1/3 sugar break in a week is on the slow side of normal. You under-pitched your yeast. 2+ grams per gallon is more typical, but 1.090 OG isn't considered big for a mead. Under-pitching is probably part of why your lag phase was long. Did you rehydrate it in 35-41°C tap water, letting the temperature equalize for several minutes before stirring? Do that next time, then add must slowly to the yeast so the little helpers can slowly adapt to the cooler temperature and higher sugar concentration.
Next, it sounds like you didn't stagger your nutrients. I'm not sure whether that is supposed to reduce off flavors or speed things up, so I won't comment further besides to say that the instructions can be found by googling "TOSNA", "TOSNA 2", or "batchbuildr".
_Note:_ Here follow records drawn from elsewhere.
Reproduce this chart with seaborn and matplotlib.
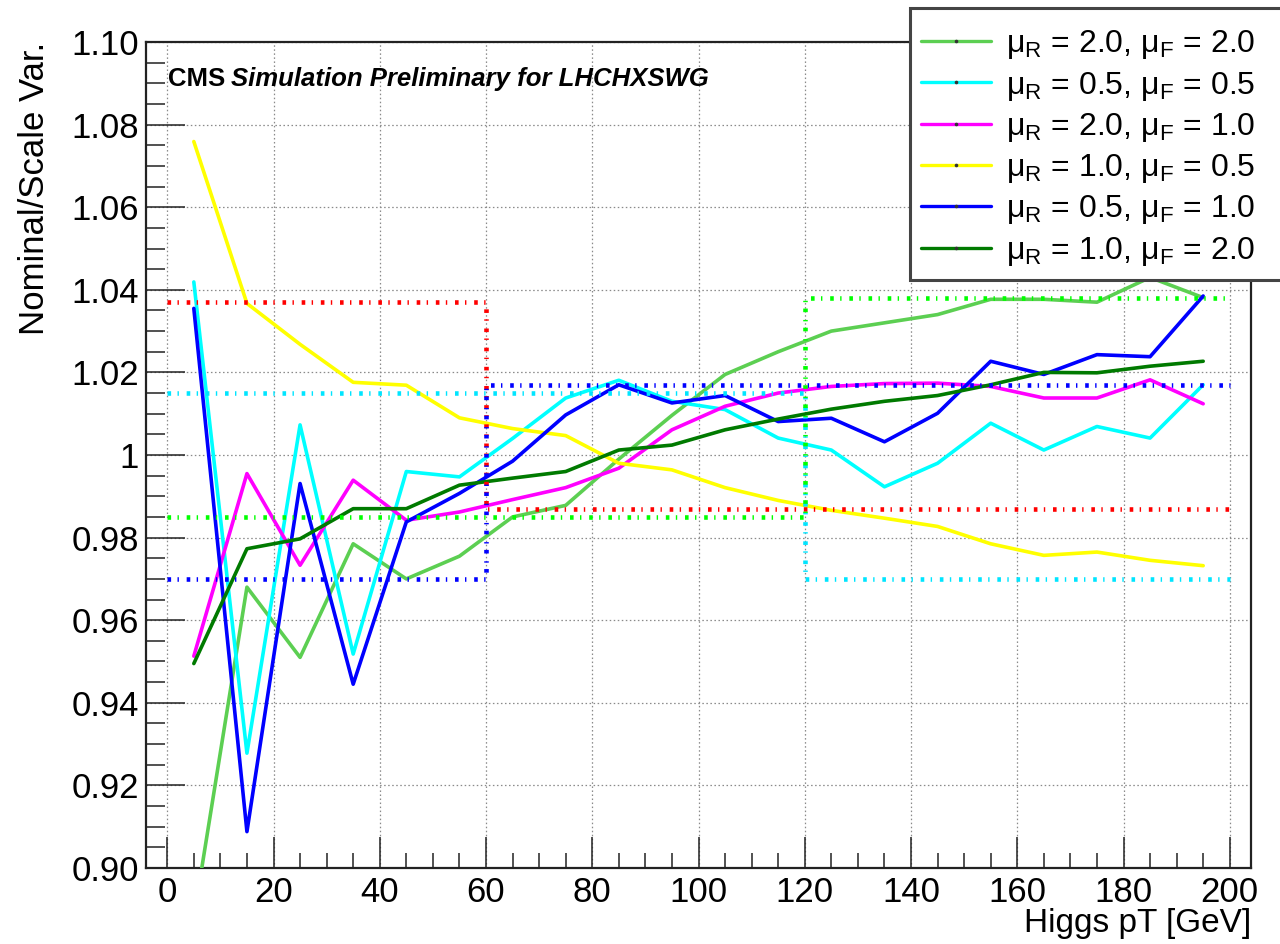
import numpy as np
import pandas as pd
import matplotlib
matplotlib.use("Agg")
import matplotlib.pyplot as plt
from matplotlib.lines import Line2D
from matplotlib.patches import Rectangle
from matplotlib.ticker import MultipleLocator, FuncFormatter
import seaborn as sns

# ---- data -------------------------------------------------------------
pt_centers = [5, 15, 25, 35, 45, 55, 65, 75, 85, 95,
              105, 115, 125, 135, 145, 155, 165, 175, 185, 195]

var_labels = [
    "μ$_\\mathregular{R}$ = 2.0, μ$_\\mathregular{F}$ = 2.0",
    "μ$_\\mathregular{R}$ = 0.5, μ$_\\mathregular{F}$ = 0.5",
    "μ$_\\mathregular{R}$ = 2.0, μ$_\\mathregular{F}$ = 1.0",
    "μ$_\\mathregular{R}$ = 1.0, μ$_\\mathregular{F}$ = 0.5",
    "μ$_\\mathregular{R}$ = 0.5, μ$_\\mathregular{F}$ = 1.0",
    "μ$_\\mathregular{R}$ = 1.0, μ$_\\mathregular{F}$ = 2.0",
]
var_colors = ["#5ccf52", "#00ffff", "#ff00ff", "#ffff00", "#0000ff", "#007a00"]

r20_f20 = [0.888, 0.968, 0.951, 0.9785, 0.970, 0.9755, 0.985, 0.9878, 0.999, 1.0096,
           1.0195, 1.025, 1.030, 1.032, 1.034, 1.0377, 1.0377, 1.037, 1.043, 1.0381]
r05_f05 = [1.0419, 0.9278, 1.0073, 0.9518, 0.9960, 0.9947, 1.004, 1.0138, 1.0181, 1.013,
           1.011, 1.0041, 1.0012, 0.9923, 0.998, 1.0077, 1.0012, 1.0069, 1.0041, 1.017]
r20_f10 = [0.9513, 0.9955, 0.9733, 0.9939, 0.9842, 0.9862, 0.9892, 0.9921, 0.9968, 1.0061,
           1.0118, 1.015, 1.0166, 1.0173, 1.0174, 1.0166, 1.0138, 1.0138, 1.0182, 1.0124]
r10_f05 = [1.0759, 1.0367, 1.0268, 1.0176, 1.0169, 1.0090, 1.0064, 1.0047, 0.998, 0.9964,
           0.9921, 0.9890, 0.9866, 0.9847, 0.9827, 0.9785, 0.9757, 0.9765, 0.9745, 0.9732]
r05_f10 = [1.0355, 0.9088, 0.9931, 0.9445, 0.9838, 0.9907, 0.9985, 1.0097, 1.017, 1.0126,
           1.0144, 1.0081, 1.0089, 1.0032, 1.0101, 1.0227, 1.0195, 1.0243, 1.0238, 1.0385]
r10_f20 = [0.9495, 0.9773, 0.9797, 0.9870, 0.9870, 0.9927, 0.9944, 0.9960, 1.0012, 1.0024,
           1.0061, 1.0087, 1.0111, 1.0130, 1.0144, 1.0170, 1.0200, 1.0199, 1.0215, 1.0227]

series_values = [r20_f20, r05_f05, r20_f10, r10_f05, r05_f10, r10_f20]

# envelope steps over coarse pT bins
env_edges = [0, 60, 120, 200]
env_red = [1.037, 0.987, 0.987]
env_cyan = [1.015, 1.015, 0.970]
env_blue = [0.970, 1.017, 1.017]
env_green = [0.985, 0.985, 1.038]
env_series = [env_red, env_cyan, env_blue, env_green]
env_colors = ["#ff0000", "#00e5ff", "#0000ff", "#00ff00"]

y_ticks = [0.90, 0.92, 0.94, 0.96, 0.98, 1.00, 1.02, 1.04, 1.06, 1.08, 1.10]
x_ticks = [0, 20, 40, 60, 80, 100, 120, 140, 160, 180, 200]

# ---- style ------------------------------------------------------------
sns.set_theme(style="white")
plt.rcParams["font.family"] = ["Liberation Sans", "DejaVu Sans"]
plt.rcParams["text.color"] = "black"
plt.rcParams["axes.labelcolor"] = "black"
plt.rcParams["mathtext.fontset"] = "custom"
plt.rcParams["mathtext.rm"] = "Liberation Sans"
plt.rcParams["mathtext.it"] = "Liberation Sans:italic"
plt.rcParams["mathtext.bf"] = "Liberation Sans:bold"
plt.rcParams["lines.scale_dashes"] = False

fig = plt.figure(figsize=(12.8, 9.44), dpi=100)
ax = fig.add_axes([146 / 1280, 1 - 868 / 944, (1251 - 146) / 1280, (868 - 42) / 944])

long_df = pd.DataFrame({
    "pt": np.tile(pt_centers, len(var_labels)),
    "ratio": np.concatenate(series_values),
    "variation": np.repeat(var_labels, len(pt_centers)),
})

sns.lineplot(data=long_df, x="pt", y="ratio", hue="variation",
             hue_order=var_labels, palette=dict(zip(var_labels, var_colors)),
             estimator=None, sort=False, linewidth=2.6, legend=False,
             ax=ax, zorder=3)

# dash-dot step envelopes
for vals, col in zip(env_series, env_colors):
    sns.lineplot(x=env_edges, y=vals + [vals[-1]], drawstyle="steps-post",
                 color=col, linewidth=3.3, dashes=False,
                 linestyle=(0, (2.6, 4.6, 1.0, 5.6)),
                 estimator=None, sort=False, ax=ax, zorder=4)

ax.set_xlim(-4, 204)
ax.set_ylim(0.90, 1.10)
ax.set_xticks(x_ticks)
ax.set_yticks(y_ticks)
ax.xaxis.set_minor_locator(MultipleLocator(5))
ax.yaxis.set_minor_locator(MultipleLocator(0.005))


def ylab(v, _):
    s = f"{v:.2f}"
    return "1" if s == "1.00" else s


ax.yaxis.set_major_formatter(FuncFormatter(ylab))

ax.grid(True, which="major", color="#8a8a8a", linewidth=0.9,
        linestyle=(0, (1.1, 1.8)))
ax.set_axisbelow(True)

ax.tick_params(axis="both", which="both", direction="in", color="#222222",
               width=1.1, labelsize=25, labelcolor="black",
               bottom=True, left=True, top=False, right=False)
ax.tick_params(axis="x", which="major", length=22, pad=6)
ax.tick_params(axis="x", which="minor", length=11)
ax.tick_params(axis="y", which="major", length=28, pad=5)
ax.tick_params(axis="y", which="minor", length=14)

for sp in ax.spines.values():
    sp.set_visible(True)
    sp.set_color("#222222")
    sp.set_linewidth(1.6)

ax.set_xlabel("Higgs pT [GeV]", fontsize=24, loc="right", color="black")
ax.xaxis.set_label_coords(1.0, -0.0484)
ax.set_ylabel("Nominal/Scale Var.", fontsize=25, loc="top", color="black")
ax.yaxis.set_label_coords(-0.086, 1.0)

# experiment label
t1 = ax.text(0.02, 0.955, "CMS", transform=ax.transAxes, fontsize=18.5,
             fontweight="bold", va="center", ha="left", color="black")
ax.annotate("Simulation Preliminary for LHCHXSWG", xy=(1, 0), xycoords=t1,
            xytext=(6, 0), textcoords="offset pixels", fontsize=18.5,
            fontweight="bold", fontstyle="italic", va="bottom", ha="left",
            color="black")

# legend box (runs past the right edge of the canvas)
fig.add_artist(Rectangle((910 / 1280, 1 - 280 / 944), 0.3, 272 / 944,
                         transform=fig.transFigure, facecolor="white",
                         edgecolor="#444444", linewidth=2.2, zorder=4,
                         clip_on=False))
handles = [Line2D([0], [0], color=c, linewidth=2.4, marker="o", markersize=1.6,
                  markerfacecolor="#333333", markeredgecolor="#333333")
           for c in var_colors]
fig.legend(handles, var_labels, loc="upper left",
           bbox_to_anchor=(918 / 1280, 1 - 25 / 944), frameon=False,
           fontsize=23, handlelength=2.2, handletextpad=0.45,
           labelspacing=0.26, numpoints=1, borderpad=0.1, borderaxespad=0,
           labelcolor="black")

fig.savefig("out.png", dpi=100)
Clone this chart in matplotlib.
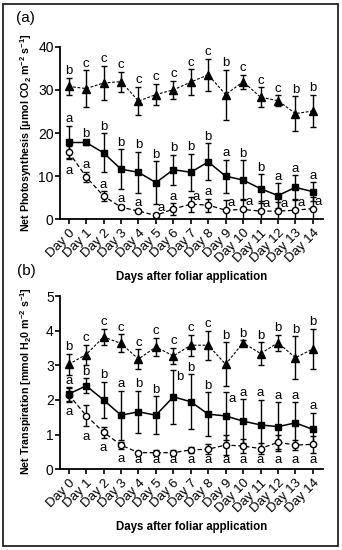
import matplotlib
matplotlib.use("Agg")
import matplotlib.pyplot as plt
from matplotlib.patches import Rectangle

plt.rcParams['font.family'] = ['Liberation Sans', 'DejaVu Sans']
plt.rcParams['mathtext.fontset'] = 'custom'
plt.rcParams['mathtext.rm'] = 'Liberation Sans:bold'
plt.rcParams['mathtext.it'] = 'Liberation Sans:bold'
plt.rcParams['mathtext.default'] = 'rm'

days = ["Day 0", "Day 1", "Day 2", "Day 3", "Day 4", "Day 5", "Day 6", "Day 7",
        "Day 8", "Day 9", "Day 10", "Day 11", "Day 12", "Day 13", "Day 14"]

# (a) net photosynthesis
photo_tri = [30.8, 30.3, 31.6, 31.9, 27.4, 28.9, 30.0, 31.8, 33.5, 28.9, 31.9, 28.3, 27.5, 24.5, 25.1]
photo_tri_err = [2.0, 4.2, 4.0, 2.3, 3.3, 2.5, 2.1, 3.0, 3.7, 5.8, 1.6, 2.3, 1.2, 4.0, 3.8]
photo_sq = [17.8, 17.8, 15.4, 11.6, 10.9, 8.5, 11.5, 10.9, 13.3, 10.0, 9.1, 7.1, 5.5, 7.4, 6.4]
photo_sq_err = [3.9, 0.5, 4.5, 4.6, 4.8, 5.0, 3.5, 4.3, 4.3, 3.8, 4.6, 3.3, 2.9, 2.8, 2.2]
photo_circ = [15.6, 9.8, 5.4, 2.8, 1.9, 0.9, 2.4, 3.5, 3.3, 2.1, 2.3, 1.9, 1.9, 2.1, 2.5]
photo_circ_err = [1.5, 1.2, 1.1, 0.4, 0.3, 0.3, 1.3, 1.7, 1.5, 2.3, 2.5, 2.3, 2.0, 2.3, 2.6]
photo_tri_sig = list("bccccccccbcccbb")
photo_sq_sig = list("abbbbbbbbabbaaa")
photo_circ_sig = list("aaaaaaaaaaaaaaa")

# (b) net transpiration
trans_tri = [3.03, 3.31, 3.82, 3.63, 3.18, 3.53, 3.27, 3.58, 3.58, 3.03, 3.65, 3.34, 3.65, 3.22, 3.47]
trans_tri_err = [0.30, 0.29, 0.23, 0.26, 0.29, 0.26, 0.24, 0.30, 0.42, 0.64, 0.08, 0.32, 0.23, 0.62, 0.58]
trans_sq = [2.17, 2.41, 2.00, 1.56, 1.66, 1.56, 2.09, 1.95, 1.59, 1.54, 1.39, 1.28, 1.23, 1.34, 1.15]
trans_sq_err = [0.20, 0.22, 0.52, 0.71, 0.60, 0.55, 0.77, 0.79, 0.63, 0.70, 0.63, 0.73, 0.70, 0.60, 0.48]
trans_circ = [2.15, 1.55, 1.07, 0.70, 0.48, 0.48, 0.48, 0.56, 0.58, 0.70, 0.67, 0.60, 0.78, 0.70, 0.72]
trans_circ_err = [0.20, 0.31, 0.16, 0.10, 0.03, 0.07, 0.07, 0.08, 0.15, 0.28, 0.20, 0.15, 0.20, 0.15, 0.25]
trans_tri_sig = list("bccccccccbbbbbb")
trans_sq_sig = list("abbabbbbbaaaaaa")
trans_circ_sig = list("aaaaaaaaaaaaaaa")

# where each letter goes relative to its point
photo_circ_pos = ['below', 'above', 'above', 'above', 'above', 'right', 'above', 'right',
                  'above', 'right', 'right', 'right', 'right', 'right', 'right']
trans_sq_pos = ['above'] * 6 + ['side'] + ['above'] * 2 + ['side'] + ['above'] * 5
trans_circ_pos = ['floor'] * 15

W, H = 342, 550
fig = plt.figure(figsize=(W / 100, H / 100), dpi=100)
fig.patches.append(Rectangle((3 / W, 4 / H), 335 / W, 542 / H, transform=fig.transFigure,
                             fill=False, lw=1.3, ec='#222222'))

ax_a = fig.add_axes([60 / W, 1 - 219.3 / H, 263.3 / W, 172.6 / H])
ax_b = fig.add_axes([60 / W, 1 - 469.3 / H, 263.3 / W, 173.3 / H])


def draw(ax, vals, errs, marker, ls, mfc, ms, lw):
    ax.errorbar(range(len(vals)), vals, yerr=errs, fmt=marker, ls=ls, color='black',
                mfc=mfc, mec='black', ms=ms, lw=lw, elinewidth=1.0, capsize=2.4,
                capthick=1.0, mew=1.0)


def letters(ax, vals, errs, sig, pos=None):
    if pos is None:
        pos = ['above'] * len(vals)
    for i, (v, e, s, p) in enumerate(zip(vals, errs, sig, pos)):
        kw = dict(textcoords='offset points', fontsize=9.5)
        if p == 'above':
            ax.annotate(s, (i, v + e), xytext=(0, 2.5), ha='center', va='baseline', **kw)
        elif p == 'below':
            ax.annotate(s, (i, v - e), xytext=(0, -4.5), ha='center', va='top', **kw)
        elif p == 'right':
            ax.annotate(s, (i, v), xytext=(1.5, 5), ha='left', va='center', **kw)
        elif p == 'side':
            ax.annotate(s, (i, v + e), xytext=(2, -5), ha='left', va='center', **kw)
        elif p == 'floor':
            ax.text(i, max(v - e - 0.3, 0.27), s, ha='center', va='center', fontsize=9.5)


def style(ax, ymax, step):
    ax.set_xlim(-0.5, 14.6)
    ax.set_ylim(0, ymax)
    ax.set_yticks(range(0, ymax + 1, step))
    ax.set_xticks(range(len(days)))
    ax.set_xticklabels(days, rotation=45, ha='right', rotation_mode='anchor', fontsize=9.5)
    for s in ['top', 'right']:
        ax.spines[s].set_visible(False)
    for s in ['left', 'bottom']:
        ax.spines[s].set_linewidth(1.3)
    ax.tick_params(axis='both', direction='out', length=3.5, width=1.2)
    ax.tick_params(axis='y', labelsize=10, pad=1)
    ax.tick_params(axis='x', pad=2)
    ax.set_xlabel("Days after foliar application", fontsize=8.3, fontweight='bold')
    ax.xaxis.set_label_coords(0.5, -0.3)


# panel a
draw(ax_a, photo_tri, photo_tri_err, '^', (0, (2.5, 1.5)), 'black', 5.5, 0.8)
draw(ax_a, photo_circ, photo_circ_err, 'o', (0, (3.5, 2)), 'white', 4.5, 0.9)
draw(ax_a, photo_sq, photo_sq_err, 's', '-', 'black', 4.5, 1.1)
letters(ax_a, photo_tri, photo_tri_err, photo_tri_sig)
letters(ax_a, photo_sq, photo_sq_err, photo_sq_sig)
letters(ax_a, photo_circ, photo_circ_err, photo_circ_sig, photo_circ_pos)
style(ax_a, 40, 10)
ax_a.set_ylabel("Net Photosynthesis [μmol CO$_2$ m$^{-2}$ s$^{-1}$]", fontsize=7.7,
                fontweight='bold')
ax_a.yaxis.set_label_coords(-0.10, 0.5)

# panel b
draw(ax_b, trans_tri, trans_tri_err, '^', (0, (2.5, 1.5)), 'black', 5.5, 0.8)
draw(ax_b, trans_circ, trans_circ_err, 'o', (0, (3.5, 2)), 'white', 4.5, 0.9)
draw(ax_b, trans_sq, trans_sq_err, 's', '-', 'black', 4.5, 1.1)
letters(ax_b, trans_tri, trans_tri_err, trans_tri_sig)
letters(ax_b, trans_sq, trans_sq_err, trans_sq_sig, trans_sq_pos)
letters(ax_b, trans_circ, trans_circ_err, trans_circ_sig, trans_circ_pos)
style(ax_b, 5, 1)
ax_b.set_ylabel("Net Transpiration [mmol H$_2$0 m$^{-2}$ s$^{-1}$]", fontsize=7.7,
                fontweight='bold')
ax_b.yaxis.set_label_coords(-0.10, 0.51)

fig.text(16 / W, 1 - 18 / H, "(a)", fontsize=11, va='center', ha='left')
fig.text(17 / W, 1 - 271 / H, "(b)", fontsize=11, va='center', ha='left')

fig.savefig("out.png", dpi=100)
Did you aerate right after pitch? That speeds up the lag/growth phase, but I've had successful fermentations where I only aerated after the lag phase. By the way, are you aerating with some kind of tool? Shaking a big carboy doesn't do much, either for degassing or aeration.
You don't really need to rack it to secondary unless that yeast in particular causes off-flavors. I'm not sure about that. If you do decide to do it, rack it to secondary after the fermentation is completed, either based on the SG not changing, or when you think it's done because the bubbling slows down a lot and you wait an additional week.
Last, I've been listening to a lot of interviews with meadmakers lately, and it's come up that most find it a good idea to stir the lees every day or two throughout fermentation (with gentle motion so as to not introduce oxygen). That would not be a bad idea for you, since your fermentation got off on the wrong foot. But my gut feeling is that you should only do this if you are sure you can sanitize the stirrer, since your fermentation is going a bit slow and the alcohol probably isn't up to 5% yet.
But despite all my suggestions and words of caution, it's probably going to be fine. If it gets any sulfur smells it needs emergency maintenance, but other than that, you're probably gonna be fine. It's just that if you do all the recommended best practices, "probably" becomes "almost definitely", and things get optimized (shorter aging, more complete fermentation, better flocculation, etc.).